La grande attaque sera peut-être le coup de grâce, non pas de la France qui a résisté à bien plus, mais d’une certaine France.
 Le balancier permanent entre l’ouverture et la sécurité, pour l’instant oscillant, basculera largement du côté cette dernière dans un pays à cran.
Les conséquences politiques internes en seront sans doute considérables, en particulier en période électorale.
 Les conséquences sociétales le seraient aussi, ce serait d’ailleurs peut-être un des objectifs de l’attaque.
 Il faudra gérer la crise autrement que par des slogans, des numéros verts et la désignation de « référents » antiracistes.
 Il faudra gérer des colères de tous côtés et on ne voit pas très bien comment cela évoluera.

Il y aura des conséquences aussi sur la vie internationale.

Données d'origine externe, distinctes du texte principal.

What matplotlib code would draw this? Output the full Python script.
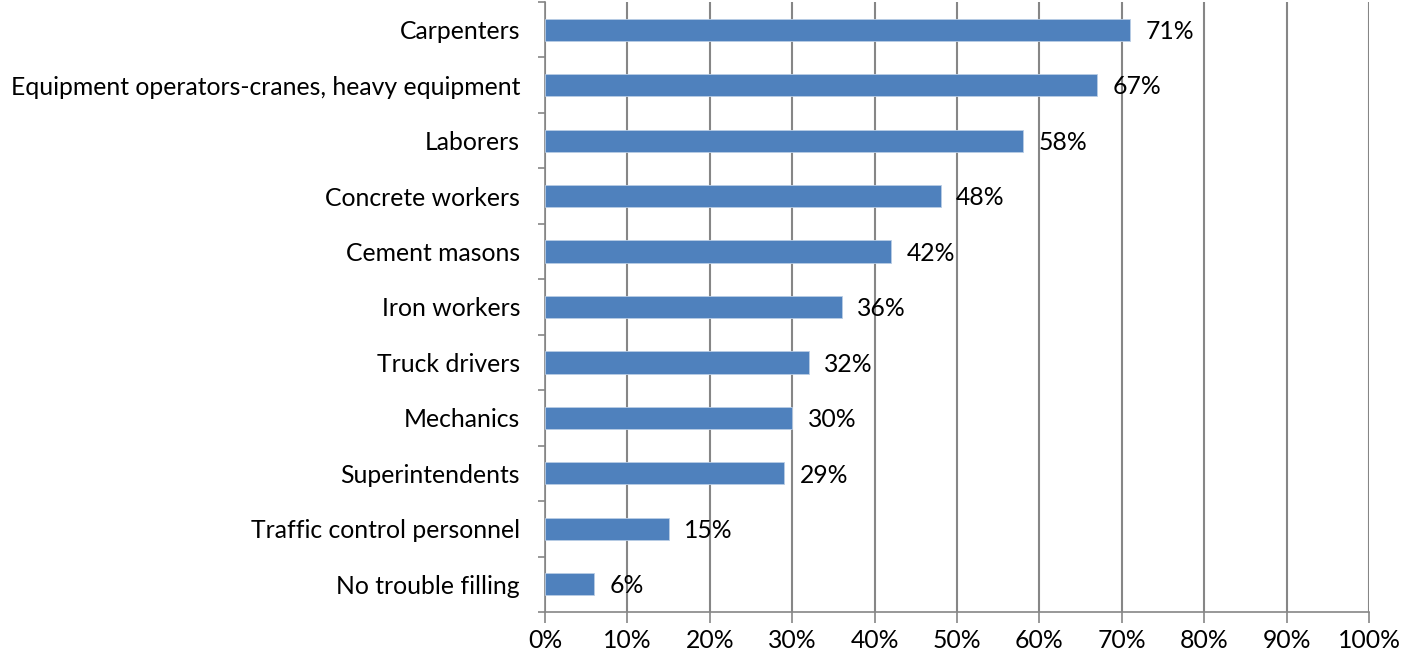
import matplotlib
matplotlib.use("Agg")
import matplotlib.pyplot as plt
import numpy as np

categories = ["Carpenters", "Equipment operators-cranes, heavy equipment", "Laborers",
              "Concrete workers", "Cement masons", "Iron workers", "Truck drivers",
              "Mechanics", "Superintendents", "Traffic control personnel", "No trouble filling"]
values = [71, 67, 58, 48, 42, 36, 32, 30, 29, 15, 6]
xticks = [0, 10, 20, 30, 40, 50, 60, 70, 80, 90, 100]
xticklabels = ["0%", "10%", "20%", "30%", "40%", "50%", "60%", "70%", "80%", "90%", "100%"]

plt.rcParams['font.family'] = ['Lato', 'DejaVu Sans']
FS = 17.8
fig = plt.figure(figsize=(14.16, 6.59), dpi=100)
ax = fig.add_axes([545/1416, 1 - 612/659, (1369 - 545)/1416, (612 - 2)/659])

n = len(categories)
ypos = np.arange(n)[::-1]
ax.barh(ypos, values, height=0.4, color="#4F81BD", edgecolor="#B9CDE5", linewidth=0.6, zorder=3)
for y, v in zip(ypos, values):
    ax.text(v + 1.9, y - 0.03, f"{v}%", va="center", ha="left", fontsize=FS, color="black", zorder=4)

ax.set_xlim(0, 100)
ax.set_ylim(-0.5, n - 0.5)
ax.set_xticks(xticks)
ax.set_xticklabels(xticklabels, fontsize=FS)
ax.set_yticks(ypos)
ax.set_yticklabels(categories, fontsize=FS)
ax.set_yticks(np.arange(n + 1) - 0.5, minor=True)
ax.tick_params(axis='y', which='major', length=0, pad=18)
ax.tick_params(axis='y', which='minor', length=5, color="#868686", width=1.2)
ax.tick_params(axis='x', which='major', length=8, color="#868686", width=1.2, pad=4)
ax.grid(axis='x', color="#868686", linewidth=1.5, zorder=0)
for s in ["top", "right"]:
    ax.spines[s].set_visible(False)
for s in ["left", "bottom"]:
    ax.spines[s].set_color("#868686")
    ax.spines[s].set_linewidth(1.2)

fig.savefig("out.png", dpi=100)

Il sera difficile de ne pas réagir autrement que par des gestes symboliques ou de faible volume.[...]
Au final, nous tenterons bien des choses mais avec des moyens insuffisants en attendant, il faut l'espérer, ceux de la mobilisation mais qui viendront des années plus tard.
 En attendant, il faudra faire preuve d'intelligence, de ruse, et mener aussi une guerre implacable avec des moyens limités.

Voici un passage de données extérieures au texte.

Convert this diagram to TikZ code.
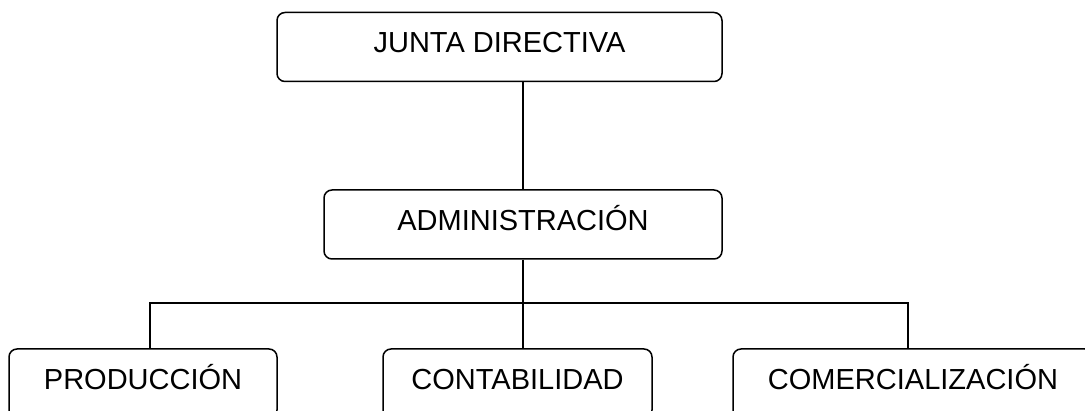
\documentclass[tikz,border=0pt]{standalone}
\usepackage{fontspec}
\setmainfont{Liberation Sans}
\begin{document}
\begin{tikzpicture}[x=1pt,y=-1pt,
  box/.style={draw=black, line width=1.5pt, rounded corners=8pt, inner sep=0pt,
    minimum height=69pt, text height=20.5pt, text depth=8.5pt,
    font=\fontsize{29}{31}\selectfont},
  link/.style={draw=black, line width=1.5pt}]
\useasboundingbox (0,0) rectangle (1085,411);
\clip (0,0) rectangle (1085,411);
\node[box, minimum width=445pt] (jd) at (499.5,47) {JUNTA DIRECTIVA};
\node[box, minimum width=398pt] (adm) at (523,224.5) {ADMINISTRACIÓN};
\node[box, minimum width=268pt] (prod) at (143,383.5) {PRODUCCIÓN};
\node[box, minimum width=269pt] (cont) at (517.5,383.5) {CONTABILIDAD};
\node[box, minimum width=360pt] (com) at (913,383.5) {COMERCIALIZACIÓN};
\coordinate (bus) at (523,303);
\coordinate (pl) at (150,303);
\coordinate (pr) at (908,303);
\draw[link] (adm.north) -- (adm.north |- jd.south);
\draw[link] (adm.south) -- (bus);
\draw[link] (prod.north -| pl) -- (pl) -- (pr) -- (com.north -| pr);
\draw[link] (bus) -- (cont.north -| bus);
\end{tikzpicture}
\end{document}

 On ne sent pas cependant l'imagination au pouvoir pour l'instant.

La direction de la France est aujourd’hui dans un entre-deux, en paix mais déjà- à force de petites réactions -dans un « engagement majeur », inhibée devant la qualification de l’ennemi (toujours « terroristes » jamais « djihadistes »), bloquée même devant la notion même d’ennemi préférant parler de criminels, coincée devant le mot « guerre » tel un gouvernement de 1939, soucieuse de ne pas déplaire à ses gros clients, acceptant- malgré les événements- la dégradation de ses instruments de puissance, s’avouant impuissante à trouver des moyens supplémentaires pour protéger les Français (sa mission première).

Ce brouillard ne durera pas.
 
 La grande attaque sera une épreuve terrible mais elle soulèvera le couvercle et permettra de constater, si nous sommes encore vivants ou déjà morts."